DATA TO USE:
-- begin --
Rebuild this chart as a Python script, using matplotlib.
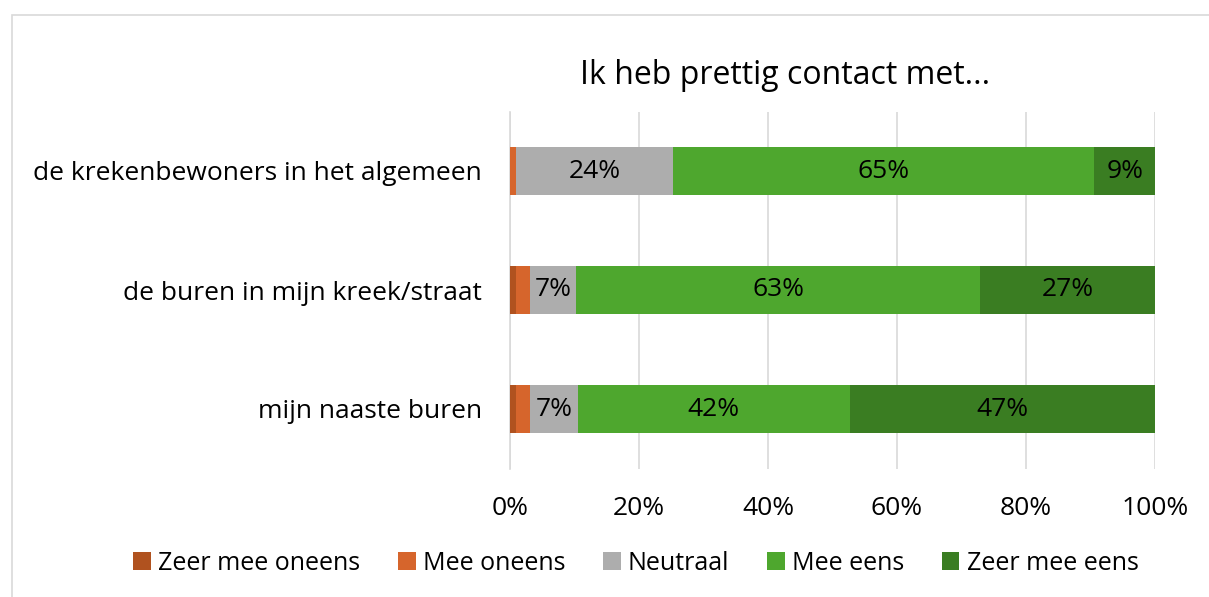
import matplotlib.pyplot as plt
from matplotlib.patches import Rectangle

plt.rcParams['font.family'] = ['Open Sans', 'DejaVu Sans']

categories = ["mijn naaste buren", "de buren in mijn kreek/straat",
              "de krekenbewoners in het algemeen"]
series = ["Zeer mee oneens", "Mee oneens", "Neutraal", "Mee eens", "Zeer mee eens"]
values = {
    "Zeer mee oneens": [0.9, 0.9, 0.0],
    "Mee oneens": [2.2, 2.2, 1.0],
    "Neutraal": [7.4, 7.2, 24.3],
    "Mee eens": [42.2, 62.6, 65.3],
    "Zeer mee eens": [47.3, 27.1, 9.4],
}
labelled = ["Neutraal", "Mee eens", "Zeer mee eens"]
colors = ["#B0521F", "#D6652C", "#ADADAD", "#4EA72E", "#3A7D22"]
xticks = [0, 20, 40, 60, 80, 100]

fig = plt.figure(figsize=(12.09, 5.97), dpi=100)
fig.patches.append(Rectangle((12 / 1209, -0.1), 1.1, 1 - 15 / 597 + 0.1,
                             transform=fig.transFigure, fill=False,
                             edgecolor="#D9D9D9", linewidth=1.2))
ax = fig.add_axes([510 / 1209, 1 - 468.5 / 597, 645 / 1209, 357 / 597])

y = range(len(categories))
left = [0.0] * len(categories)
for name, col in zip(series, colors):
    vals = values[name]
    ax.barh(y, vals, left=left, height=0.4, color=col, label=name, zorder=3)
    if name in labelled:
        for i, v in enumerate(vals):
            ax.text(left[i] + v / 2, i, f"{v:.0f}%", ha="center", va="center",
                    fontsize=19, color="black", zorder=4)
    left = [l + v for l, v in zip(left, vals)]

ax.set_xlim(0, 100)
ax.set_ylim(-0.5, 2.5)
ax.set_xticks(xticks)
ax.set_xticklabels([f"{t}%" for t in xticks], fontsize=19)
ax.set_yticks(list(y))
ax.set_yticklabels(categories, fontsize=19)
ax.tick_params(length=0, pad=20, axis="y")
ax.tick_params(length=0, pad=20, axis="x")
ax.grid(axis="x", color="#D9D9D9", linewidth=1.2, zorder=0)
for s in ["top", "right", "bottom"]:
    ax.spines[s].set_visible(False)
ax.spines["left"].set_color("#D9D9D9")
ax.spines["left"].set_linewidth(1.2)

fig.text(785 / 1209, 1 - 75 / 597, "Ik heb prettig contact met...", ha="center",
         va="center", fontsize=23)

fig.legend(loc="center", bbox_to_anchor=(636 / 1209, 1 - 563 / 597), ncol=5,
           frameon=False, fontsize=18, handlelength=0.7, handleheight=0.7,
           handletextpad=0.3, columnspacing=1.5)

fig.savefig("out.png", dpi=100)
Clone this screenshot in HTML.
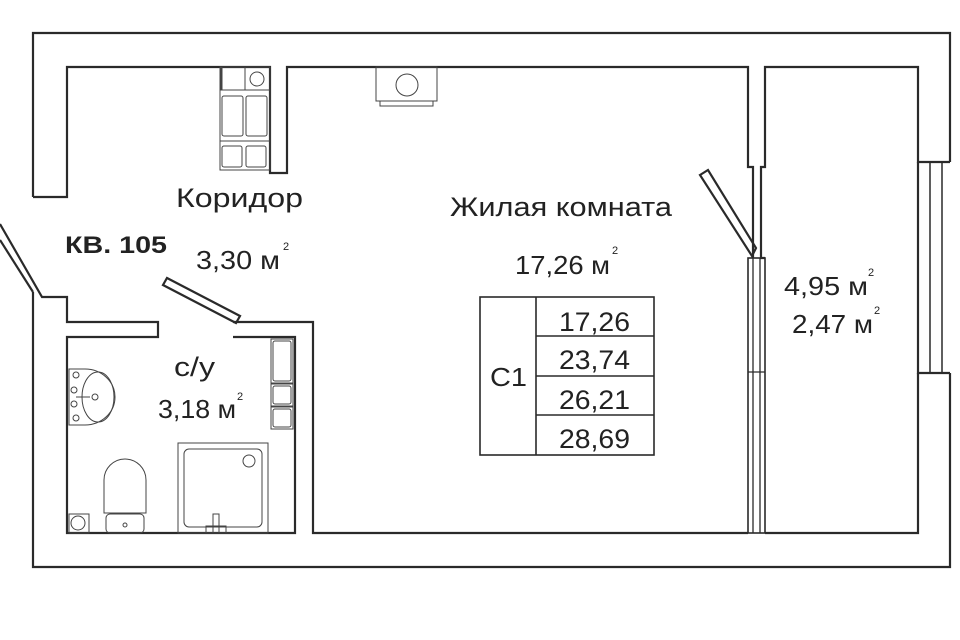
-- end --
STATED GOAL:
Identify the lines of the entries containing the string "matplotlib". Copy each such line.

EXERCISE OUTPUT:
Rebuild this chart as a Python script, using matplotlib.
import matplotlib.pyplot as plt
from matplotlib.patches import Rectangle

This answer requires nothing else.